Caution, not capitulation The markets took the December FOMC dot plot as proof the Federal Reserve capitulated to their expectations for at least five rate cuts in 2024. In contrast, we take Chair Jerome Powell’s word “cautiously” at face value and anticipate only 75 basis points of easing in the back half of the year. We just don’t see inflation declining enough to satisfy policymakers, especially as energy prices have accounted for much of the decrease. Officials have not put the cautionary tale of the 1970s back on the shelf. If PCE/CPI are stubborn or surprise to the upside, the Fed likely will return to its “higher for longer” stance. This scenario would keep cash attractive, even as some investors extend duration to other asset classes. Most liquidity products should continue to mirror the target range. You might think clients will exit the broad sector as yields fall. But past instances of policy easing actually have led to asset inflows as yields declined slower than other cash options and direct securities. That’s not assured, of course, but we can guarantee 2024 will have an abundance of intrigue.
Global policymakers push back Many of the world’s central banks face similar market calls for easing, in part because they typically follow in the Fed’s footsteps. Most also are struggling to convince traders and investors they are in no hurry to cut rates. The banks of Europe, England, Australia and Canada, among others, are not ready to declare victory over inflation even in the face of potential recessions. Excepting the perma-doves in the Bank of Japan, the tension between expectations and projections likely will dominate the first half of the year.
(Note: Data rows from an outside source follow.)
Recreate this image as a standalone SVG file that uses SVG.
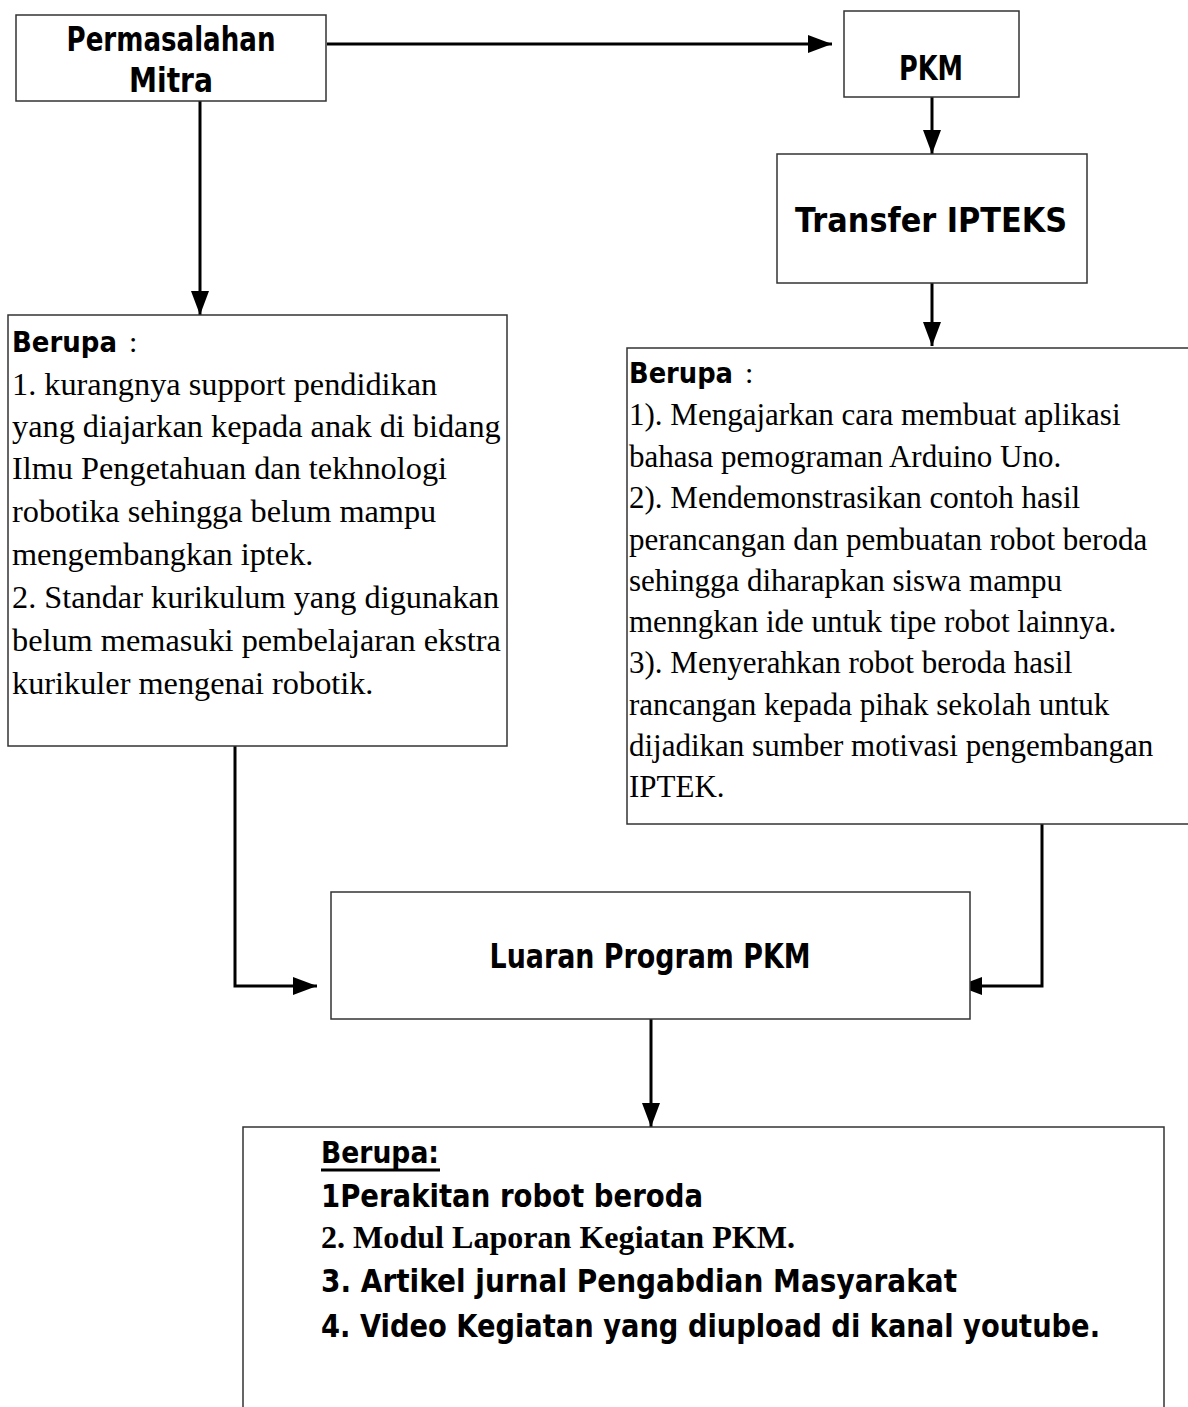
<svg xmlns="http://www.w3.org/2000/svg" width="1188" height="1407" viewBox="0 0 1188 1407">
  <defs>
    <style>
      .box { fill: #ffffff; stroke: #333333; stroke-width: 1.5; }
      .conn { fill: none; stroke: #000000; stroke-width: 3; }
      .lbl { font-family: "DejaVu Sans", "Liberation Sans", sans-serif; font-weight: bold; fill: #000; }
      .bodyL { font-family: "Liberation Serif", "Times New Roman", serif; fill: #000; font-size: 32.3px; }
      .bodyR { font-family: "Liberation Serif", "Times New Roman", serif; fill: #000; font-size: 31px; }
      .colon { font-family: "Liberation Serif", serif; font-weight: normal; font-size: 30px; fill: #000; }
    </style>
    <marker id="ah" viewBox="0 0 24 18" refX="24" refY="9" markerWidth="24" markerHeight="18" markerUnits="userSpaceOnUse" orient="auto">
      <path d="M0,0 L24,9 L0,18 Z" fill="#000"/>
    </marker>
  </defs>
  <rect width="1188" height="1407" fill="#ffffff"/>

  <g id="connectors">
    <line class="conn" x1="327" y1="44" x2="832" y2="44" marker-end="url(#ah)"/>
    <line class="conn" x1="932" y1="88" x2="932" y2="154" marker-end="url(#ah)"/>
    <line class="conn" x1="932" y1="283" x2="932" y2="346" marker-end="url(#ah)"/>
    <line class="conn" x1="200" y1="101" x2="200" y2="315" marker-end="url(#ah)"/>
    <polyline class="conn" points="235,746 235,986 317,986" marker-end="url(#ah)"/>
    <polyline class="conn" points="1042,824 1042,986 958,986" marker-end="url(#ah)"/>
    <line class="conn" x1="651" y1="1019" x2="651" y2="1127" marker-end="url(#ah)"/>
  </g>

  <g id="node-permasalahan">
    <rect class="box" x="16" y="15" width="310" height="86"/>
    <text class="lbl" font-size="34" x="171" y="51" text-anchor="middle" textLength="209" lengthAdjust="spacingAndGlyphs">Permasalahan</text>
    <text class="lbl" font-size="34" x="171" y="92" text-anchor="middle" textLength="84" lengthAdjust="spacingAndGlyphs">Mitra</text>
  </g>

  <g id="node-pkm">
    <rect class="box" x="844" y="11" width="175" height="86"/>
    <text class="lbl" font-size="34" x="931" y="80" text-anchor="middle" textLength="64" lengthAdjust="spacingAndGlyphs">PKM</text>
  </g>

  <g id="node-transfer">
    <rect class="box" x="777" y="154" width="310" height="129"/>
    <text class="lbl" font-size="34" x="931" y="232" text-anchor="middle" textLength="272" lengthAdjust="spacingAndGlyphs">Transfer IPTEKS</text>
  </g>

  <g id="node-berupa-kiri">
    <rect class="box" x="8" y="315" width="499" height="431"/>
    <text class="lbl" font-size="29" x="12" y="352" textLength="105" lengthAdjust="spacingAndGlyphs">Berupa</text>
    <text class="colon" x="129" y="352">:</text>
    <text class="bodyL" x="12" y="395">1. kurangnya support pendidikan</text>
    <text class="bodyL" x="12" y="437">yang diajarkan kepada anak di bidang</text>
    <text class="bodyL" x="12" y="479">Ilmu Pengetahuan dan tekhnologi</text>
    <text class="bodyL" x="12" y="522">robotika sehingga belum mampu</text>
    <text class="bodyL" x="12" y="565">mengembangkan iptek.</text>
    <text class="bodyL" x="12" y="608">2. Standar kurikulum yang digunakan</text>
    <text class="bodyL" x="12" y="651">belum memasuki pembelajaran ekstra</text>
    <text class="bodyL" x="12" y="694">kurikuler mengenai robotik.</text>
  </g>

  <g id="node-berupa-kanan">
    <rect class="box" x="627" y="348" width="570" height="476"/>
    <text class="lbl" font-size="29" x="629" y="383" textLength="104" lengthAdjust="spacingAndGlyphs">Berupa</text>
    <text class="colon" x="745" y="383">:</text>
    <text class="bodyR" x="629" y="425">1). Mengajarkan cara membuat aplikasi</text>
    <text class="bodyR" x="629" y="467">bahasa pemograman Arduino Uno.</text>
    <text class="bodyR" x="629" y="508">2). Mendemonstrasikan contoh hasil</text>
    <text class="bodyR" x="629" y="550">perancangan dan pembuatan robot beroda</text>
    <text class="bodyR" x="629" y="591">sehingga diharapkan siswa mampu</text>
    <text class="bodyR" x="629" y="632">menngkan ide untuk tipe robot lainnya.</text>
    <text class="bodyR" x="629" y="673">3). Menyerahkan robot beroda hasil</text>
    <text class="bodyR" x="629" y="715">rancangan kepada pihak sekolah untuk</text>
    <text class="bodyR" x="629" y="756">dijadikan sumber motivasi pengembangan</text>
    <text class="bodyR" x="629" y="797">IPTEK.</text>
  </g>

  <g id="node-luaran">
    <rect class="box" x="331" y="892" width="639" height="127"/>
    <text class="lbl" font-size="34" x="650" y="968" text-anchor="middle" textLength="321" lengthAdjust="spacingAndGlyphs">Luaran Program PKM</text>
  </g>

  <g id="node-berupa-bawah">
    <rect class="box" x="243" y="1127" width="921" height="300"/>
    <text class="lbl" font-size="30" x="321" y="1163" textLength="118" lengthAdjust="spacingAndGlyphs">Berupa:</text>
    <line x1="321" y1="1170" x2="440" y2="1170" stroke="#000" stroke-width="3"/>
    <text class="lbl" font-size="32" x="321" y="1207" textLength="382" lengthAdjust="spacingAndGlyphs">1Perakitan robot beroda</text>
    <text x="321" y="1248" font-family="Liberation Serif, 'Times New Roman', serif" font-weight="bold" font-size="32" textLength="474" lengthAdjust="spacingAndGlyphs">2. Modul Laporan Kegiatan PKM.</text>
    <text class="lbl" font-size="32" x="321" y="1292" textLength="636" lengthAdjust="spacingAndGlyphs">3. Artikel jurnal Pengabdian Masyarakat</text>
    <text class="lbl" font-size="32" x="321" y="1337" textLength="779" lengthAdjust="spacingAndGlyphs">4. Video Kegiatan yang diupload di kanal youtube.</text>
  </g>
</svg>
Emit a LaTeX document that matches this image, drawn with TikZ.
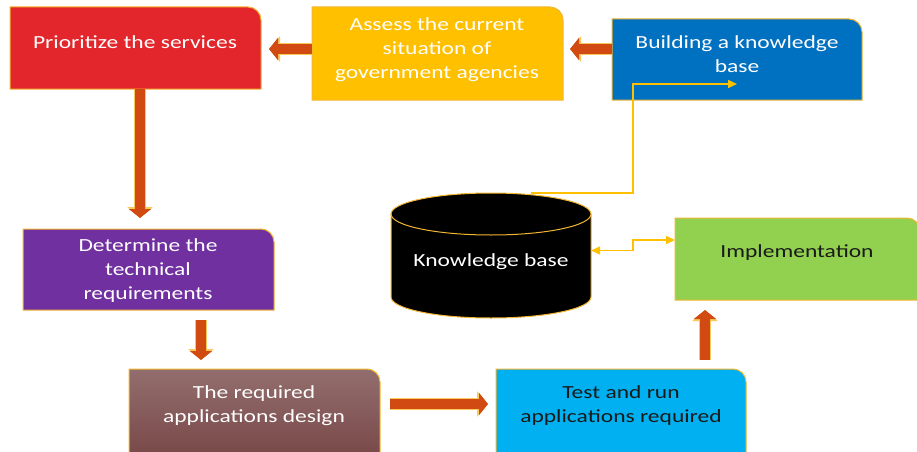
\documentclass[tikz,border=0pt]{standalone}
\usepackage{fontspec}
\setmainfont{Carlito}[FakeStretch=1.27]
\usetikzlibrary{arrows.meta,calc}
\definecolor{redc}{HTML}{E3262B}
\definecolor{yellowc}{HTML}{FFC000}
\definecolor{bluec}{HTML}{0070C0}
\definecolor{purplec}{HTML}{7030A0}
\definecolor{greenc}{HTML}{92D050}
\definecolor{cyanc}{HTML}{00B0F0}
\definecolor{brownT}{HTML}{936E6E}
\definecolor{brownB}{HTML}{7A4A4A}
\definecolor{arrowc}{HTML}{D04A12}
\definecolor{arrowedge}{HTML}{F9C85A}
\definecolor{edgec}{HTML}{F2B632}
\definecolor{linkc}{HTML}{FFC000}
\definecolor{darktext}{HTML}{1A1A1A}
\newcommand\flowbox[6]{%
  \node[box, minimum width=#4pt, minimum height=#5pt] (#1) at (#2,{451-#3}) {};
  \path[#6, edgeline] (#1.south west) -- (#1.north west) -- ([xshift=-13pt]#1.north east)
    arc[start angle=90,end angle=0,radius=13pt] -- (#1.south east) -- cycle;
}
\begin{document}
\begin{tikzpicture}[x=1pt,y=1pt,
  box/.style={inner sep=0pt, outer sep=0pt, anchor=north west, rectangle},
  txt/.style={align=center, font=\fontsize{18.5}{24}\selectfont, inner sep=0pt},
  bigarrow/.style={draw=arrowc, line width=10pt, -{Triangle[width=22pt,length=9pt]},
    preaction={draw=arrowedge, line width=12pt, -{Triangle[width=25pt,length=11pt]}}},
  thinline/.style={draw=linkc, line width=1.5pt, >={Triangle[width=8pt,length=9pt]}},
  edgeline/.style={draw=edgec, line width=1pt}]
\useasboundingbox (0,0) rectangle (917,451);
\clip (0,0) rectangle (917,451);
\fill[white] (0,0) rectangle (917,451);

\flowbox{prio}{10}{7}{251}{82}{fill=redc}
\flowbox{assess}{312}{7}{251}{93}{fill=yellowc}
\flowbox{build}{612}{19}{250}{81}{fill=bluec}
\flowbox{tech}{23}{229}{251}{81}{fill=purplec}
\flowbox{design}{129}{369}{251}{84}{top color=brownT, bottom color=brownB}
\flowbox{test}{496}{369}{250}{84}{fill=cyanc}
\flowbox{impl}{675}{218}{245}{82}{fill=greenc}

% cylinder
\node[box, minimum width=200pt, minimum height=125pt] (kb) at (391,258) {};
\path[fill=black, edgeline] (391,237) -- (391,154)
  arc[start angle=180,end angle=360,x radius=100,y radius=21] -- (591,237)
  arc[start angle=0,end angle=180,x radius=100,y radius=21] -- cycle;
\draw[edgeline] (391,237) arc[start angle=180,end angle=360,x radius=100,y radius=21];

% texts
\node[txt, text=white] (prio-t) at (135,409) {Prioritize the services};
\node[txt, text=white] (assess-t) at (437,401) {Assess the current\\situation of\\government agencies};
\node[txt, text=white] (build-t) at (737,397) {Building a knowledge\\base};
\node[txt, text=white] (tech-t) at (148,180.5) {Determine the\\technical\\requirements};
\node[txt, text=darktext!0!white] (design-t) at (254,45.5) {The required\\applications design};
\node[txt, text=darktext] (test-t) at (621,45.5) {Test and run\\applications required};
\node[txt, text=darktext] (impl-t) at (797,198) {Implementation};
\node[txt, text=white] (kb-t) at (491,189) {Knowledge base};

% thick arrows
\draw[bigarrow, shorten >=8pt] (assess.west |- 0,402) -- (prio.east |- 0,402);
\draw[bigarrow, shorten >=7pt] (build.west |- 0,402) -- (assess.east |- 0,402);
\draw[bigarrow, shorten >=11pt] (140,0 |- prio.south) -- (140,0 |- tech.north);
\draw[bigarrow, shorten <=10pt, shorten >=9pt] (201,0 |- tech.south) -- (201,0 |- design.north);
\draw[bigarrow, shorten <=10pt, shorten >=8pt] (design.east |- 0,47) -- (test.west |- 0,47);
\draw[bigarrow, shorten <=9pt, shorten >=10pt] (705,0 |- test.north) -- (705,0 |- impl.south);

% thin connectors
\coordinate (kbin) at (737,367);
\draw[thinline, ->] ([xshift=40pt]kb.north) -| (633,367) -- (kbin);
\draw[thinline, <->] ([yshift=5pt]kb.east) -- ++(42,0) |- (impl.west |- 0,211);
\end{tikzpicture}
\end{document}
Positive response to regulations The remainder of the SEC’s new money market fund rules kick in this year, and the industry has been hard at work creating solutions for clients. The requirement for money funds to hold 30% and 50% in daily and weekly liquidity, respectively, begins April 2; enhanced reporting and accounting start June 11; and the mandatory liquidity fee on institutional prime and institutional municipal funds if net redemptions exceed 5% of the fund’s total net assets (unless the liquidity cost is <0.01% of the value of the shares redeemed) begins Oct. 2. Expect the main players to alter some products and create new ones to continue to provide the benefits liquidity vehicles offer.